* Stated goal
Write out every line of the material as it stands, apart from the pictures.

* Source excerpt

---+---

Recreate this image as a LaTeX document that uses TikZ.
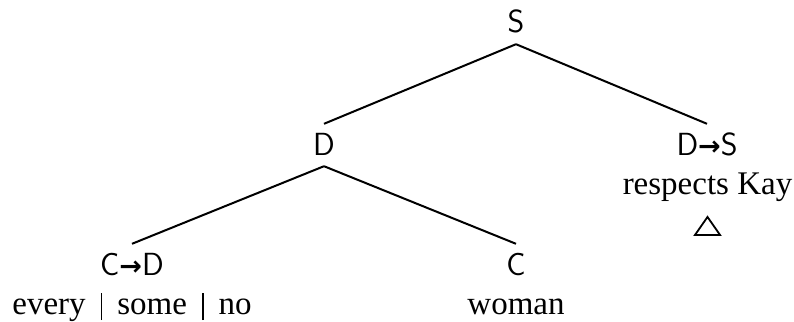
\documentclass[tikz,border=0pt]{standalone}
\usepackage{fontspec}
\setmainfont{Liberation Serif}
\newfontfamily\arrowfont{DejaVu Sans}
\usetikzlibrary{shapes.geometric}
\newcommand{\catarrow}{{\arrowfont\bfseries\fontsize{27}{27}\selectfont →}}
\newcommand{\wbar}{\hspace{15pt}\rule[-6pt]{1.6pt}{27pt}\hspace{15pt}}
\tikzset{
  cat/.style={font=\sffamily\fontsize{32}{32}\selectfont, inner xsep=0pt, inner ysep=11pt,
              text height=20pt, text depth=0pt, anchor=base},
  word/.style={font=\fontsize{33}{33}\selectfont, inner sep=0pt, anchor=base},
  branch/.style={line width=2pt},
}
\begin{document}
\begin{tikzpicture}[x=1pt,y=-1pt]
\path[use as bounding box] (0,0) rectangle (794,321);
\node[cat] (s)  at (516,33)  {S};
\node[cat] (d)  at (324,155) {D};
\node[cat] (ds) at (707,155) {D\catarrow S};
\node[cat] (cd) at (132,275) {C\catarrow D};
\node[cat] (c)  at (516,275) {C};
\node[word] (wds) at (707.5,194) {respects Kay};
\node[draw, regular polygon, regular polygon sides=3, minimum size=29pt, inner sep=0pt,
      line width=1.8pt, yscale=0.83, transform shape] (tri) at (707.5,229) {};
\node[word] (wcd) at (132,314) {every\wbar some\wbar no};
\node[word] (wc)  at (516,314) {woman};
\draw[branch] (s.south) -- (d.north);
\draw[branch] (s.south) -- (ds.north);
\draw[branch] (d.south) -- (cd.north);
\draw[branch] (d.south) -- (c.north);
\end{tikzpicture}
\end{document}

---+---

* Full response
Recreate this image as a LaTeX document that uses TikZ.
\documentclass[tikz,border=0pt]{standalone}
\usepackage{fontspec}
\setmainfont{Liberation Serif}
\newfontfamily\arrowfont{DejaVu Sans}
\usetikzlibrary{shapes.geometric}
\newcommand{\catarrow}{{\arrowfont\bfseries\fontsize{27}{27}\selectfont →}}
\newcommand{\wbar}{\hspace{15pt}\rule[-6pt]{1.6pt}{27pt}\hspace{15pt}}
\tikzset{
  cat/.style={font=\sffamily\fontsize{32}{32}\selectfont, inner xsep=0pt, inner ysep=11pt,
              text height=20pt, text depth=0pt, anchor=base},
  word/.style={font=\fontsize{33}{33}\selectfont, inner sep=0pt, anchor=base},
  branch/.style={line width=2pt},
}
\begin{document}
\begin{tikzpicture}[x=1pt,y=-1pt]
\path[use as bounding box] (0,0) rectangle (794,321);
\node[cat] (s)  at (516,33)  {S};
\node[cat] (d)  at (324,155) {D};
\node[cat] (ds) at (707,155) {D\catarrow S};
\node[cat] (cd) at (132,275) {C\catarrow D};
\node[cat] (c)  at (516,275) {C};
\node[word] (wds) at (707.5,194) {respects Kay};
\node[draw, regular polygon, regular polygon sides=3, minimum size=29pt, inner sep=0pt,
      line width=1.8pt, yscale=0.83, transform shape] (tri) at (707.5,229) {};
\node[word] (wcd) at (132,314) {every\wbar some\wbar no};
\node[word] (wc)  at (516,314) {woman};
\draw[branch] (s.south) -- (d.north);
\draw[branch] (s.south) -- (ds.north);
\draw[branch] (d.south) -- (cd.north);
\draw[branch] (d.south) -- (c.north);
\end{tikzpicture}
\end{document}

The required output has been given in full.